As whuber points out, $(X^TX)_{1,1}$ must be positive for this to work. This will be true whenever the first column of $X$ is not a 0 vector. (We can verify that easily: the 1,1 entry is the inner product of the first column of X with itself, which must be nonnegative for real values because it is formed as the sum of squares and squares of reals are nonnegative.)

• Thank you so much, obvious only after you pointed it out. +1 Oct 31, 2016 at 4:10
• The logic of this argument is somewhat unclear. The answer must come down to the fact that the $1,1$ entry of $X^\prime X$ is strictly positive--and that requires more information than has been used so far. This is a trivial matter, though, because if that entry indeed is zero, then the entire first column of $X$ must be zero and presumably this possibility has been ruled out.
– whuber
Oct 31, 2016 at 14:23

We are seeing regularization is adding a diagonal elements in $X^TX$, then, $X^TX$ is the full rank matrix.

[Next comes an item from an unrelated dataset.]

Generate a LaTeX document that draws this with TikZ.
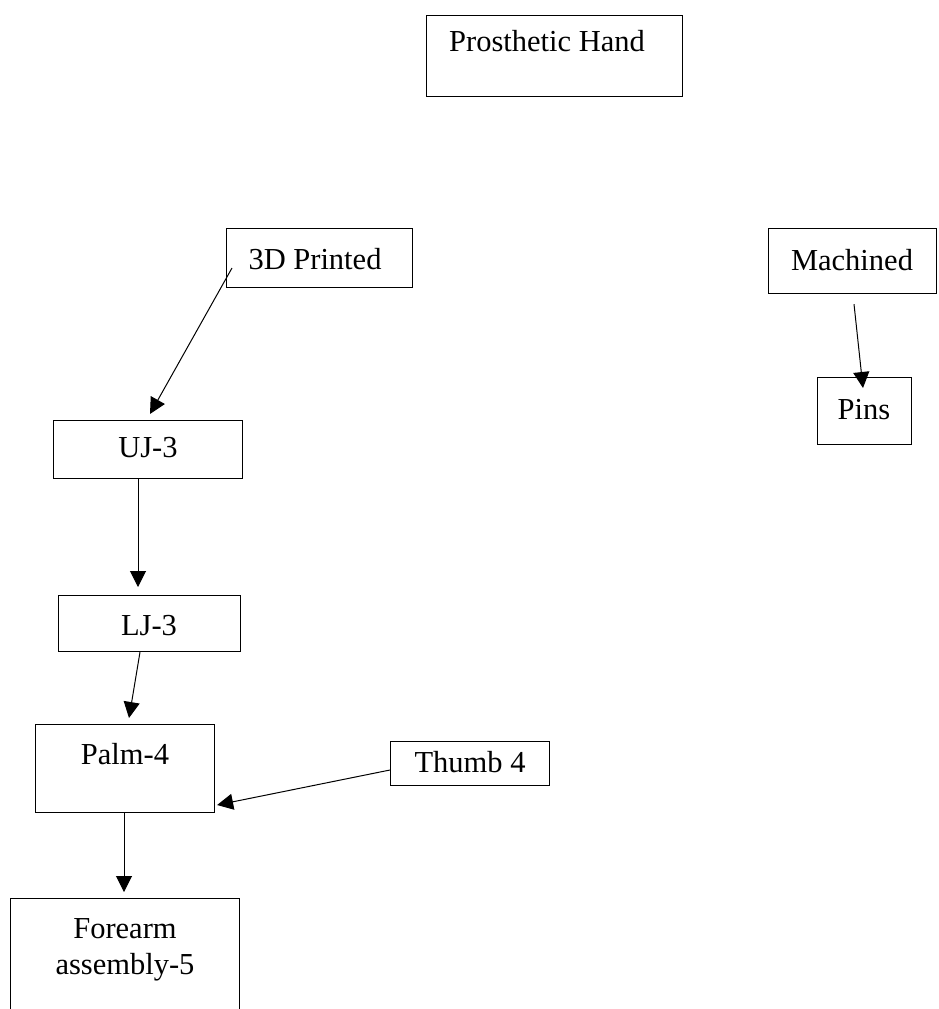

Full rank is invertible matrix.

• IMO I find this easier than the accepted one Apr 10, 2017 at 13:21

Iff $$\vec{u}=\langle1, 0, 0, \ldots, 0\rangle$$ is a null vector for $$X$$ (meaning the first column of $$X$$ is 0), the matrix $$X^TX + \lambda M$$ will be singular.

In the $$3x3$$ case, $$\lambda M\vec{u} = \left[ \begin{matrix} 0 & 0 & 0\\ 0 & 1 & 0\\ 0 & 0 & 1 \end{matrix} \right] \begin{bmatrix} 1\\0\\0 \end{bmatrix} = \vec{0}$$

Thus, $$\left( X^TX + \lambda M \right) \vec{u} = X^TX\vec{u} + \lambda M \vec{u} = X^T\vec{0} + \vec{0} = \vec{0}$$

In checking with positive definiteness, we know that $$\vec{v}^T \lambda M\vec{v} > 0$$ only if $$\vec{v}\neq k\vec{u}$$ for some nonzero $$k$$. Since $$X^TX$$ is symmetric, it is automatically PSD, so $$\vec{v}^T\left(X^TX + \lambda M\right)\vec{v} > 0$$ if $$\vec{v}\neq k\vec{u}$$.

Assuming $$\vec{v} = k\vec{u}$$,

\begin{align*} \vec{v}^T\left(X^TX + \lambda M\right)\vec{v} &= (k\vec{u})^T\left(X^TX + \lambda M\right)k\vec{u}\\ &= (k\vec{u})^T\left(X^TX\right)k\vec{u} + (k\vec{u})^T\left(\lambda M\right)k\vec{u}\\ &= k^2\vec{u}^T\left(X^TX\right)\vec{u} + \lambda k^2\vec{u}^T M\vec{u}\\ &= k^2\vec{u}^T\left(X^TX\right)\vec{u} + \lambda k^2\vec{u}^T \vec{0}\\ &= k^2\vec{u}^T\left(X^TX\right)\vec{u}\\ &= k^2\left(\vec{u}^T X^T\right)X\vec{u}\\ &= k^2(X\vec{u})^T X\vec{u}\\ &= k^2\|X\vec{u}\|_2^2\\ &\geq 0 \end{align*}

This shows there exists a vector for which $$X^T X$$ may generally not be considered nonsingular.

Working backwards, if you assume the matrix $$X^TX + \lambda M$$ is singular, you know there is some nonzero vector $$\vec{v}$$ for which $$\left(X^TX + \lambda M\right)\vec{v}=\vec{0}$$ and, therefore, $$\vec{v}^T\left(X^TX + \lambda M\right)\vec{v} = 0$$.

For $$\vec{v} = \langle v_1, v_2, \ldots, v_n\rangle$$, $$M\vec{v} = \langle 0, v_2, \ldots, v_n\rangle$$ and $$\vec{v}^T M\vec{v} = \sum_{k=2}^{n} v_k^2$$.

\begin{align*} 0 &= \vec{v}^T\left(X^TX + \lambda M\right)\vec{v}\\ &= \vec{v}^T\left(X^TX\right)\vec{v} + \vec{v}^T\lambda M\vec{v}\\ &= \|X\vec{v}\|_2^2 + \lambda\sum_{k=2}^{n} v_k^2\\ \end{align*}

Clearly, this is only true if $$v_k = 0$$ for $$2 \leq k \leq n$$. Therefore, $$\vec{v}=k\vec{u}$$ for some nonzero $$k$$, meaning that $$X$$ has a zero first column.

In practice, this will not happen, since each entry in the first column of $$X$$ is set to 1.